Whole Earth, Summer, 2000 by Bill Kauffman

   The state had entered to solve [unemployment] by dole and work relief, by
   setting up so many bureaus that we were swamped with initials.... Labor was
   aiding in the creation of the Welfare State, the Servile State, instead of
   aiming for the ownership of the means of production and acceptance of the
   responsibility that it entailed.

"Bigness itself in organization precludes real liberty," wrote Henry Clay Evans, Jr. in the American Review, a Distributist journal. The home--the family--was the right size for most undertakings. And so the home must be made productive once more.
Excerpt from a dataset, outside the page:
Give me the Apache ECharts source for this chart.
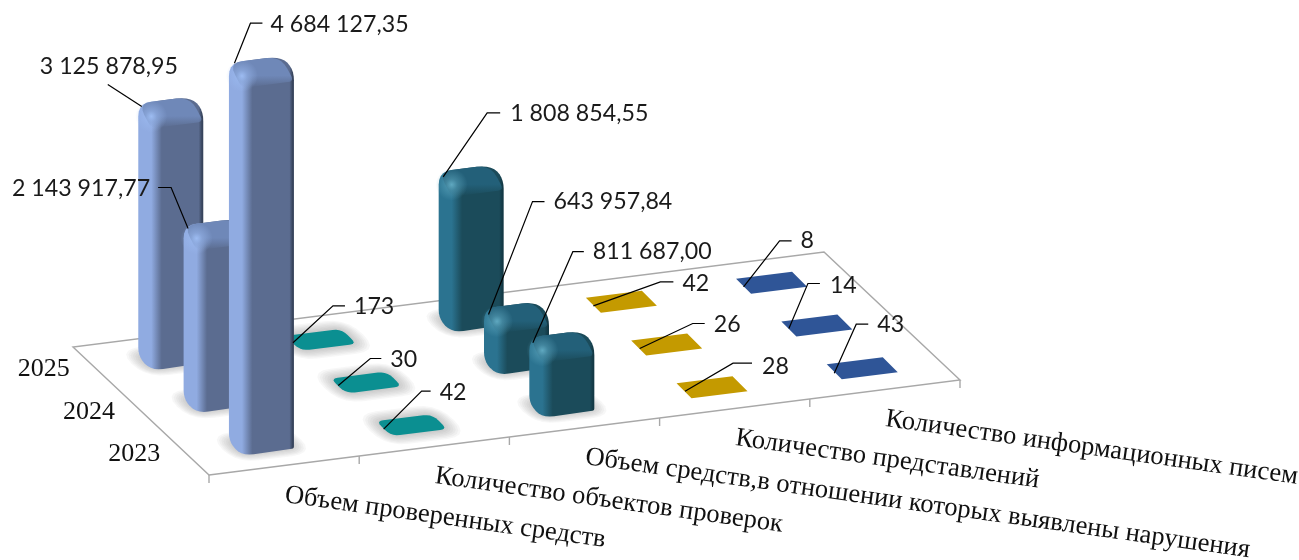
<!DOCTYPE html>
<html>
<head>
<meta charset="utf-8">
<style>
  html, body { margin: 0; padding: 0; background: #fff; }
  #main { width: 1299px; height: 560px; }
</style>
<script src="https://cdn.jsdelivr.net/npm/echarts@6/dist/echarts.min.js"></script>
</head>
<body>
<div id="main"></div>
<script>
// rows go from the front of the floor to the back
const years = ['2023', '2024', '2025'];
const categories = [
    'Объем проверенных средств',
    'Количество объектов проверок',
    'Объем средств,в отношении которых выявлены нарушения',
    'Количество представлений',
    'Количество информационных писем'
];
const checkedFunds = [4684127.35, 2143917.77, 3125878.95];
const auditObjects = [42, 30, 173];
const violationFunds = [811687.00, 643957.84, 1808854.55];
const submissions = [28, 26, 42];
const infoLetters = [43, 14, 8];
const seriesValues = [checkedFunds, auditObjects, violationFunds, submissions, infoLetters];

// looks per category
const looks = [
    {rounded: true, side: '#90abe1', front: '#5b6c90', edge: '#37445c', top: '#6f88b8', glow: '#9dbcf2'},
    {rounded: true, flat: '#0b8f91'},
    {rounded: true, side: '#2b7390', front: '#1b4b5a', edge: '#133945', top: '#236079', glow: '#5fa8c0'},
    {flat: '#c49a00'},
    {flat: '#2f5597'}
];

// leader line for each label, in px from the top centre of its mark:
// [startX, startY, elbowX, elbowY, endX, endY, textX, textY, text align]
const leaders = [
    [[-27, -3, -11, -43, 1, -43, 9, -42, 'left'],
     [-28, 0, -45, -41, -58, -41, -66, -40, 'right'],
     [-29, 0, -63, -22, -63, -22, -131, -40, 'left']],
    [[-28, 4, 10, -34, 19, -34, 28, -33, 'left'],
     [-28, 3, 4, -24, 15, -24, 24, -23, 'left'],
     [-28, 3, 12, -34, 24, -34, 33, -33, 'left']],
    [[-29, 2, 11, -89, 22, -89, 31, -89, 'left'],
     [-28, 3, 16, -110, 28, -110, 37, -110, 'left'],
     [-28, 2, 16, -62, 29, -62, 39, -61, 'left']],
    [[-27, 4, 21, -24, 40, -24, 50, -21, 'left'],
     [-27, 4, 26, -21, 38, -21, 47, -20, 'left'],
     [-28, 4, 39, -20, 52, -20, 61, -18, 'left']],
    [[-28, 5, -6, -44, 6, -44, 15, -44, 'left'],
     [-28, 3, -9, -42, 3, -42, 13, -40, 'left'],
     [-28, 4, 8, -42, 20, -42, 29, -42, 'left']]
];

// oblique projection of the floor
const RISE_PER_CATEGORY = -19;
const DEPTH_DX = -45.33;
const DEPTH_DY = -42.67;

const LABEL_FONT = 'Lato, sans-serif';
const AXIS_FONT = '"Liberation Serif", serif';

function formatValue(v) {
    if (v < 1000) return String(v);
    let parts = v.toFixed(2).split('.');
    return parts[0].replace(/\B(?=(\d{3})+(?!\d))/g, ' ') + ',' + parts[1];
}

// c = position along categories, r = depth in rows, v = value
function project(api, c, r, v) {
    let p = api.coord([c, v]);
    return [p[0] + r * DEPTH_DX, p[1] + c * RISE_PER_CATEGORY + r * DEPTH_DY];
}

// turns corners of a polygon into short curves
function rounded(points, radii) {
    let out = [];
    let n = points.length;
    for (let i = 0; i < n; i++) {
        let p = points[i], a = points[(i + n - 1) % n], b = points[(i + 1) % n];
        let rad = radii[i];
        if (!rad) { out.push(p); continue; }
        let la = Math.hypot(a[0] - p[0], a[1] - p[1]);
        let lb = Math.hypot(b[0] - p[0], b[1] - p[1]);
        let s = [p[0] + (a[0] - p[0]) * Math.min(rad, la / 2) / la, p[1] + (a[1] - p[1]) * Math.min(rad, la / 2) / la];
        let e = [p[0] + (b[0] - p[0]) * Math.min(rad, lb / 2) / lb, p[1] + (b[1] - p[1]) * Math.min(rad, lb / 2) / lb];
        for (let t = 0; t <= 1.001; t += 0.2) {
            let u = 1 - t;
            out.push([u * u * s[0] + 2 * u * t * p[0] + t * t * e[0], u * u * s[1] + 2 * u * t * p[1] + t * t * e[1]]);
        }
    }
    return out;
}

function poly(points, style) {
    return {type: 'polygon', shape: {points: points}, style: style};
}

function renderFloor(params, api) {
    let line = {stroke: '#a8a8a8', lineWidth: 1.4, fill: null};
    let fl = project(api, 0, 0, 0), fr = project(api, 5, 0, 0);
    let bl = project(api, 0, 3, 0), br = project(api, 5, 3, 0);
    let children = [poly([fl, fr, br, bl], {fill: '#fff', stroke: '#a8a8a8', lineWidth: 1.4})];
    categories.forEach((name, i) => {
        let t = project(api, i, 0, 0);
        children.push({type: 'line', shape: {x1: t[0], y1: t[1], x2: t[0], y2: t[1] + 8}, style: line});
    });
    let last = project(api, 5, 0, 0);
    children.push({type: 'line', shape: {x1: last[0], y1: last[1], x2: last[0], y2: last[1] + 8}, style: line});
    return {type: 'group', children: children};
}

function renderAxisText(params, api) {
    let children = [];
    years.forEach((y, r) => {
        let p = project(api, 0, r + 0.5, 0);
        children.push({type: 'text', x: p[0] - 26, y: p[1] + 1, style: {
            text: y, font: '26px ' + AXIS_FONT, fill: '#111', align: 'right', verticalAlign: 'middle'
        }});
    });
    categories.forEach((name, i) => {
        let p = project(api, i, 0, 0);
        children.push({type: 'text', x: p[0] + 76, y: p[1] + 20, rotation: -8 * Math.PI / 180, style: {
            text: name, font: '26.6px ' + AXIS_FONT, fill: '#111', align: 'left', verticalAlign: 'middle'
        }});
    });
    return {type: 'group', children: children};
}

function renderMark(params, api) {
    let c = api.value(0), r = api.value(1), v = api.value(2);
    let look = looks[c];
    let h = api.size([0, v])[1];
    let base = project(api, c + 0.5, r + 0.5, 0);
    let plate = !!look.flat;
    let ux = plate ? 56 : 52, uy = plate ? -7 : -6.6;
    let d = plate ? -15 : -13;
    let at = (a, b, z) => [base[0] + a * ux + b * d, base[1] + a * uy + b * d - z];

    let children = [];
    let foot = [at(-0.5, -0.5, 0), at(0.5, -0.5, 0), at(0.5, 0.5, 0), at(-0.5, 0.5, 0)];

    if (look.rounded) {
        // soft shadow built from stacked see-through footprints
        for (let e = 14; e > 0; e -= 2) {
            let a = 0.5 + e / 55, b = 0.5 + e / 24;
            let spread = [at(-a, -b, 0), at(a, -b, 0), at(a, b, 0), at(-a, b, 0)];
            children.push(poly(rounded(spread, [e + 9, e + 9, e + 9, e + 9]), {fill: 'rgba(110,110,110,0.055)'}));
        }
    }
    if (look.flat) {
        children.push(poly(look.rounded ? rounded(foot, [9, 7, 9, 7]) : foot, {fill: look.flat}));
    } else {
        let outline = [at(-0.5, 0.5, -1), at(-0.5, 0.5, h), at(0.5, 0.5, h), at(0.5, -0.5, h), at(0.5, -0.5, -1), at(-0.5, -0.5, -2)];
        children.push(poly(rounded(outline, [9, 13, 14, 11, 2, 12]), {
            fill: new echarts.graphic.LinearGradient(0, 0, 1, 0, [
                {offset: 0, color: look.side}, {offset: 0.2, color: look.side},
                {offset: 0.36, color: look.front}, {offset: 0.93, color: look.front},
                {offset: 0.98, color: look.edge}, {offset: 1, color: look.edge}
            ])
        }));
        let topFace = [at(-0.5, -0.5, h - 12), at(0.5, -0.5, h - 12), at(0.5, 0.5, h), at(-0.5, 0.5, h)];
        children.push(poly(rounded(topFace, [6, 6, 14, 13]), {
            fill: new echarts.graphic.LinearGradient(0, 0, 0, 1, [
                {offset: 0, color: look.top}, {offset: 0.6, color: look.top},
                {offset: 1, color: echarts.color.modifyAlpha(look.top, 0)}
            ])
        }));
        let spot = at(-0.5, -0.5, h);
        children.push({type: 'circle', shape: {cx: spot[0], cy: spot[1], r: 16}, style: {
            fill: new echarts.graphic.RadialGradient(0.5, 0.5, 0.5, [
                {offset: 0, color: look.glow},
                {offset: 0.35, color: echarts.color.modifyAlpha(look.glow, 0.5)},
                {offset: 1, color: echarts.color.modifyAlpha(look.glow, 0)}
            ])
        }});
    }
    return {type: 'group', children: children};
}

function renderLeader(params, api) {
    let c = api.value(0), r = api.value(1), v = api.value(2);
    let top = project(api, c + 0.5, r + 0.5, v);
    let o = leaders[c][r];
    let pts = [[top[0] + o[0], top[1] + o[1]], [top[0] + o[2], top[1] + o[3]], [top[0] + o[4], top[1] + o[5]]];
    return {type: 'group', children: [
        {type: 'polyline', shape: {points: pts}, style: {stroke: '#000', lineWidth: 1.2, fill: null}},
        {type: 'text', x: top[0] + o[6], y: top[1] + o[7], style: {
            text: formatValue(v), font: '23.2px ' + LABEL_FONT, fill: '#1a1a1a', align: o[8], verticalAlign: 'middle'
        }}
    ]};
}

// back row first so that the front bars cover it
let markData = [];
for (let r = years.length - 1; r >= 0; r--) {
    categories.forEach((name, c) => markData.push([c, r, seriesValues[c][r]]));
}

let chart = echarts.init(document.getElementById('main'));
let option = {
    animation: false,
    backgroundColor: '#fff',
    grid: {left: 209, width: 751, top: 71.5, height: 403.5},
    xAxis: {type: 'value', min: 0, max: 5, show: false},
    yAxis: {type: 'value', min: 0, max: 5000000, show: false},
    series: [
        {type: 'custom', name: 'floor', renderItem: renderFloor, data: [[0, 0]], clip: false, silent: true, z: 1},
        {type: 'custom', name: 'axis text', renderItem: renderAxisText, data: [[0, 0]], clip: false, silent: true, z: 2},
        {type: 'custom', name: 'marks', renderItem: renderMark, data: markData, clip: false, silent: true, z: 3},
        {type: 'custom', name: 'labels', renderItem: renderLeader, data: markData, clip: false, silent: true, z: 4}
    ]
};
chart.setOption(option);
</script>
</body>
</html>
In the April 1945 Catholic Worker, Janet Kalven of the Graiiville Agricultural School for Women in Loveland, Ohio called for "an education that will give young women a vision of the family as the vital cell of the social organism, and that will inspire them with the great ambitions of being queens in the home." By which she did not mean a sequacious helpmeet to the Man of the House, picking up his dirty underwear and serving him Budweisers during commercials, but rather a partner in the management of a "small, diversified family firm," who is skilled in everything "from bread-making to beekeeping." For "the homestead is on a human scale"--the only scale that can really measure a person's weight.
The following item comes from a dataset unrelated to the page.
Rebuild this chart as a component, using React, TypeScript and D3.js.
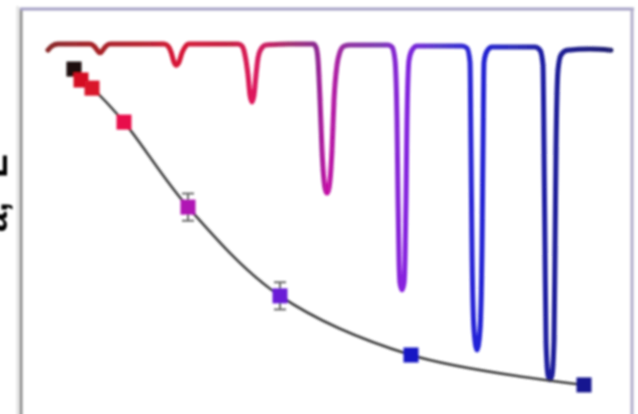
import React from "react";
import * as d3 from "d3";

const W = 638;
const H = 414;

// spectra, one dip each: [shift, transmission %]
const dip1 = [[-2, 98.2], [2, 99.4], [8, 100], [40, 100], [44, 99.4], [48, 97.9], [50, 97.4], [52, 97.9], [56, 99.4], [60, 100], [88, 100]];
const dip2 = [[114, 100], [118, 99.4], [121, 97.7], [124, 94.7], [126, 93.8], [129, 94.7], [132, 97.4], [135, 99.1], [139, 100], [164, 100]];
const dip3 = [[188, 100], [192, 99.4], [195, 96.8], [198, 90.9], [200, 85.0], [202, 83.0], [204, 85.0], [206, 90.9], [208, 95.9], [211, 98.5], [216, 99.7], [240, 100]];
const dip4 = [[263, 100], [266, 99.1], [268, 95.3], [270, 83.6], [272, 68.9], [275, 57.8], [277, 56.3], [279, 57.8], [282, 68.9], [284, 83.6], [287, 93.8], [290, 97.7], [294, 99.4], [300, 99.7], [315, 99.7]];
const dip5 = [[338, 99.7], [342, 99.1], [345, 95.3], [347, 77.7], [348, 54.3], [349, 36.7], [350, 29.9], [352, 27.9], [354, 29.9], [355, 36.7], [356, 54.3], [357, 77.7], [359, 95.3], [362, 98.2], [367, 99.4], [390, 99.4]];
const dip6 = [[412, 99.4], [417, 98.8], [420, 94.7], [421, 68.9], [422, 39.6], [424, 16.1], [427, 10.3], [430, 16.1], [432, 39.6], [433, 68.9], [434, 94.7], [437, 97.9], [442, 99.1], [463, 99.1]];
const dip7 = [[485, 99.1], [490, 98.2], [493, 93.8], [494, 68.9], [495, 39.6], [496, 13.2], [498, 2.9], [500, 1.5], [502, 2.9], [504, 13.2], [505, 39.6], [506, 68.9], [508, 92.4], [511, 96.8], [517, 98.2], [540, 98.5], [561, 98.2]];

// dip depth vs. step
const pointX = [24, 31, 42, 74, 138, 230, 361, 534];
const pointY = [0.988, 0.956, 0.932, 0.832, 0.582, 0.321, 0.147, 0.059];
const pointErr = [0, 0, 0, 0.008, 0.04, 0.04, 0.008, 0.006];

// cut-off axis label at the left edge
const labelParts = ["a,", "E"];

const pointColors = ["#1a0808", "#d40f22", "#d9122c", "#e8104c", "#b012b4", "#6a1fd6", "#1212c4", "#121290"];
const traceStops: [number, string][] = [
  [-2, "#8a2a2a"], [50, "#a82028"], [100, "#b82030"], [126, "#d81838"], [180, "#c02040"],
  [202, "#e0185c"], [240, "#a03070"], [266, "#8a2a90"], [277, "#c810a8"], [295, "#9030a0"],
  [330, "#7a38b0"], [352, "#8a20e0"], [390, "#5038c8"], [427, "#2222d8"], [465, "#2a2ab8"],
  [500, "#1a1a9c"], [561, "#202070"],
];

const x = d3.scaleLinear().domain([0, 560]).range([50, 610]);
const yT = d3.scaleLinear().domain([0, 100]).range([385, 44]);
const yN = d3.scaleLinear().domain([0, 1]).range([405, 65]);

export default function App() {
  const spectrum = [...dip1, ...dip2, ...dip3, ...dip4, ...dip5, ...dip6, ...dip7];
  const trace = d3
    .line<number[]>()
    .x((d) => x(d[0]))
    .y((d) => yT(d[1]))
    .curve(d3.curveMonotoneX)(spectrum);

  const pts = pointX.map((v, i) => ({ x: v, y: pointY[i], e: pointErr[i], c: pointColors[i] }));
  const fit = d3
    .line<{ x: number; y: number }>()
    .x((d) => x(d.x))
    .y((d) => yN(d.y))
    .curve(d3.curveCatmullRom.alpha(0.5))(pts);

  const x0 = x(traceStops[0][0]);
  const x1 = x(traceStops[traceStops.length - 1][0]);
  const s = 15;

  return (
    <svg width={W} height={H} style={{ position: "absolute", left: 0, top: 0, background: "#fff" }}>
      <defs>
        <linearGradient id="trace" gradientUnits="userSpaceOnUse" x1={x0} x2={x1} y1={0} y2={0}>
          {traceStops.map(([v, c], i) => (
            <stop key={i} offset={(x(v) - x0) / (x1 - x0)} stopColor={c} />
          ))}
        </linearGradient>
        <filter id="soft" x="-5%" y="-5%" width="110%" height="110%">
          <feGaussianBlur stdDeviation="0.95" />
        </filter>
      </defs>
      <g filter="url(#soft)">
        {/* frame */}
        <line x1={17.5} x2={17.5} y1={6} y2={H + 5} stroke="#dedede" strokeWidth={2} />
        <line x1={21} x2={21} y1={8} y2={H + 5} stroke="#8e8e8e" strokeWidth={3} />
        <line x1={20} x2={634} y1={9} y2={9} stroke="#a6a2c6" strokeWidth={3} />
        <line x1={632} x2={632} y1={8} y2={H + 5} stroke="#b2aecb" strokeWidth={3} />

        <g fontFamily="'Liberation Sans', Arial, sans-serif" fontWeight="bold" fontSize={36} fill="#000">
          <text transform="translate(7,232) rotate(-90)">{labelParts[0]}</text>
          <text transform="translate(7,178) rotate(-90)">{labelParts[1]}</text>
        </g>

        <path d={trace ?? ""} fill="none" stroke="url(#trace)" strokeWidth={5} strokeLinejoin="round" strokeLinecap="round" />

        <path d={fit ?? ""} fill="none" stroke="#3a3a3a" strokeWidth={2.5} />

        {pts.map((p, i) =>
          p.e > 0.02 ? (
            <g key={"e" + i} stroke="#6a6a6a" strokeWidth={2}>
              <line x1={x(p.x)} x2={x(p.x)} y1={yN(p.y + p.e)} y2={yN(p.y - p.e)} />
              <line x1={x(p.x) - 6} x2={x(p.x) + 6} y1={yN(p.y + p.e)} y2={yN(p.y + p.e)} />
              <line x1={x(p.x) - 6} x2={x(p.x) + 6} y1={yN(p.y - p.e)} y2={yN(p.y - p.e)} />
            </g>
          ) : null
        )}
        {pts.map((p, i) => (
          <rect key={i} x={x(p.x) - s / 2} y={yN(p.y) - s / 2} width={s} height={s} fill={p.c} />
        ))}
      </g>
    </svg>
  );
}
The Agrarians and Distributists dreamed of a (voluntary, of course) dispersion of the population, and Day, despite her residence in what most decentralists regarded then and regard now as the locus of evil, agreed: "If the city is the occasion of sin, as Father Vincent McNabb points out, should not families, men and women, begin to aim at an exodus, a new migration, a going out from Egypt with its flesh pots?" asked Day in September 1946. This revulsion against urbanism seems odd in a woman whose base was Manhattan, symbol of congestion, of concentration, of cosmopolitanism rampant. Yet she wrote of the fumes from cars stinging her eyes as she walked to Mass, of the "prison-gray walls" and parking lots of broken glass. "We only know that it is not human to live in a city of ten million. It is not only not human, it is not possible." The Southern Agrarians would not demur.
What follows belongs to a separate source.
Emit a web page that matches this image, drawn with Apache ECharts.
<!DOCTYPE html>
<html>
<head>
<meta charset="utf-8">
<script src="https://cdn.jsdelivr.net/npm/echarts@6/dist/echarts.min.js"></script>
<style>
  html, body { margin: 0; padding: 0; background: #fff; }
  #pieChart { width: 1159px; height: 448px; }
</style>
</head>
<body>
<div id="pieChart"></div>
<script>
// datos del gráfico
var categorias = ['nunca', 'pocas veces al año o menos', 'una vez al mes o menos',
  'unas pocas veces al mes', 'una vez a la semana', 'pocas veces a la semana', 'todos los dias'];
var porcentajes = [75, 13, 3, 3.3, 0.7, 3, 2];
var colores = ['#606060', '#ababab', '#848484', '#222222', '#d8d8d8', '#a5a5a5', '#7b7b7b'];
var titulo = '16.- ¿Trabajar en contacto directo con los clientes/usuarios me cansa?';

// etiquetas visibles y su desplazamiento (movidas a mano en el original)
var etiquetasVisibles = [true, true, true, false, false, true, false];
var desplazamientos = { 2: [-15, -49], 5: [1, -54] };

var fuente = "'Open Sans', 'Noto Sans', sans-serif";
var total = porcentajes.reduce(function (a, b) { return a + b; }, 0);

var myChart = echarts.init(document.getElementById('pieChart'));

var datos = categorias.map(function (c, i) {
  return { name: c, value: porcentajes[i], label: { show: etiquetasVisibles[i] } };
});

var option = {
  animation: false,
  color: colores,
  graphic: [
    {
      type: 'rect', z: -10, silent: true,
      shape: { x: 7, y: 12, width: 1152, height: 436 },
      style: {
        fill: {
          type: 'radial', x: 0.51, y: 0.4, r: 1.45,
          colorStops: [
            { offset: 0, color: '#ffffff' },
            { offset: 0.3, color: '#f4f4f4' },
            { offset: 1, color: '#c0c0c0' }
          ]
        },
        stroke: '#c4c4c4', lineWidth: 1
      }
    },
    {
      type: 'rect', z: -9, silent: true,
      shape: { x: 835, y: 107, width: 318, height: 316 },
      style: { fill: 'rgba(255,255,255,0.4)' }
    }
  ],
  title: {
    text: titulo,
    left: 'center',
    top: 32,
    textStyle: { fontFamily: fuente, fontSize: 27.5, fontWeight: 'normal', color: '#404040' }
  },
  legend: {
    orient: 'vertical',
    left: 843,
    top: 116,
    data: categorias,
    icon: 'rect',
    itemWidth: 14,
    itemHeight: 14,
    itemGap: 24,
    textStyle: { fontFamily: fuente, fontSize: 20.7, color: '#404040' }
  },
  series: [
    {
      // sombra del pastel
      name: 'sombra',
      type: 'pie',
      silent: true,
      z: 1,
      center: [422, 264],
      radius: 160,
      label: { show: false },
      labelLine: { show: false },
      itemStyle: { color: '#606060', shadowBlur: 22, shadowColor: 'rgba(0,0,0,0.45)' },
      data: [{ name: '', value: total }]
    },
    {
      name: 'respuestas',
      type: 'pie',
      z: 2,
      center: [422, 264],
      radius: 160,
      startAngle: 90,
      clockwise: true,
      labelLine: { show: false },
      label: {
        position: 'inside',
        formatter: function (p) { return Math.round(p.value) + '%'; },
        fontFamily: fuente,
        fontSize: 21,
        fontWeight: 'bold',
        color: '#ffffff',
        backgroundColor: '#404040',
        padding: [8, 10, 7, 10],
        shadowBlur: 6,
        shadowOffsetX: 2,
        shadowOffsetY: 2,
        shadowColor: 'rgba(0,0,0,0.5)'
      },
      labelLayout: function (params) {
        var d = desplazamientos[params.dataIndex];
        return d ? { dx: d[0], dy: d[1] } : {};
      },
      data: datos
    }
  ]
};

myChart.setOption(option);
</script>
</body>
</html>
World War II destroyed agrarianism as an active force in American intellectnal life--just as it fortified the urban citadels of power and money. Foes of America's involvement in the war, heirs to the non-interventionist legacy of George Washington, were slandered--most notably Charles Lindbergh, whom the Catholic Worker defended against the smears of the White House.

Despite Day's disavowal of the "isolationist" label, the Catholic Worker of 1939-1941 spoke the diction of the American antiwar movement, which, because it was anti-FDR, was deemed "right-wing." Sentences like "We should like to know in just what measure the British Foreign Office is dictating the foreign policy of the United States!" could have come straight from the pages of Colonel McCormick's Chicago Tribune. So could the objection to the "English and Communist Propaganda" of the New York papers, and the reverence toward the traditional "neutrality of the United States" and the keeping of "our country aloof from the European war."